- Born: August 15, 1907 Savannah, Georgia, U.S.
- Died: July 16, 1994 (aged 86) Savannah, Georgia, U.S.
- Occupations: Author, historian, preservationist

= Mary Lane Morrison =

American historian

Mary Lane Morrison (August 15, 1907 – July 16, 1994) was an American writer, historian and preservationist. She was the curator of the Georgia Historical Society, a member of the National Society of the Colonial Dames of America in the state of Georgia and was a director in The Victorian Society, founded in 1966. She also wrote John S. Norris: Architect in Savannah, on the architectural work of John S. Norris, and edited Historic Savannah: A Survey of Significant Buildings in the Historic and Victorian Districts of Savannah, Georgia.

==Biography==
Morrison was born in Savannah, Georgia, in 1907, the daughter of Mills Bee Lane Sr. (1860–1945) and Mary Comer Lane (1881–1966). She was the sister of Mills Jr., Hugh, Edward and Remer Young Lane (1910–1984). She was also the granddaughter of Hugh Comer (1842–1900), who died seven years before she was born.
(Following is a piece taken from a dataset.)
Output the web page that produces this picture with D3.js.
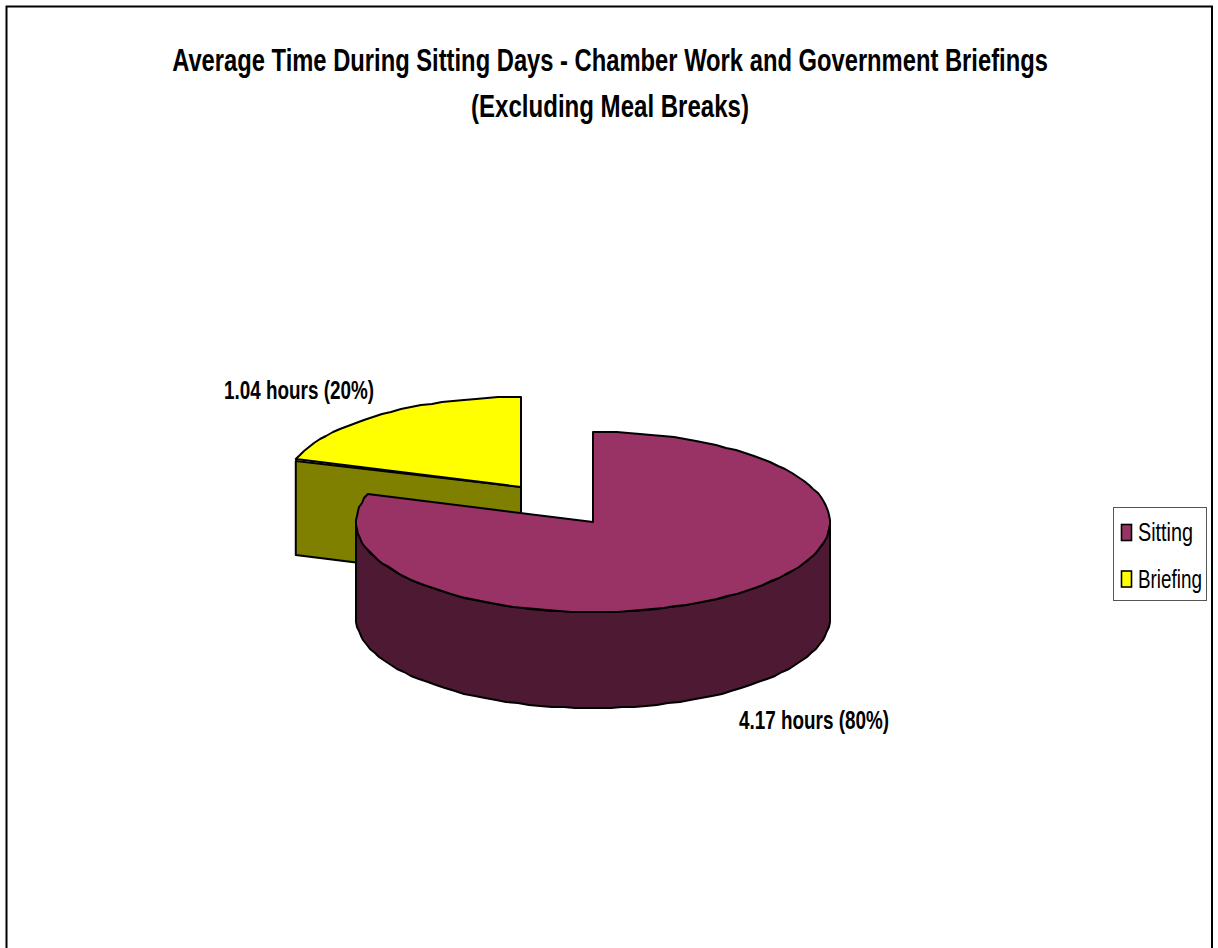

On May 10, 1941, she married Howard Jackson Morrison (1905–1965), a lieutenant commander in the United States Navy, with whom she had two sons — Howard J. Morrison Jr. (1943–2019) and Mills Lane Morrison — and a daughter, Mary Morrison Clarke (1948–2011).

Lane graduated from Smith College in 1929. That same year, her photographs from around Savannah were shown at the Barcelona International Exposition.

Morrison became very active in the preservation community in Savannah. She received an award for Outstanding Achievement in the Field of Preservation from the Georgia Trust for Historic Preservation. The Trust stated that her work had "a major impact in documenting the architecture of Savannah. Virtually every building's date of original construction is known, as well as the name of the builders, with specific reference to date of construction and appropriate architectural style." Each of her children also received the Georgia Trust's Preservation Award for Excellence for the Lebanon Plantation, a long-time family home. Morrison's son, Howard, and his wife, Mary Reynolds Morrison, later owned the property, the third generation of the family to do so.

==Death and legacy==
Morrison died in 1994, aged 86. She is buried, beside her husband and family, in Savannah's Bonaventure Cemetery.

A year following her death, the Mary Lane Morrison Endowment was established by her family "to honor her love of and commitment to Georgia history."

In 2018, the Savannah College of Art and Design (SCAD) inducted Morrison into its Savannah Women of Vision program.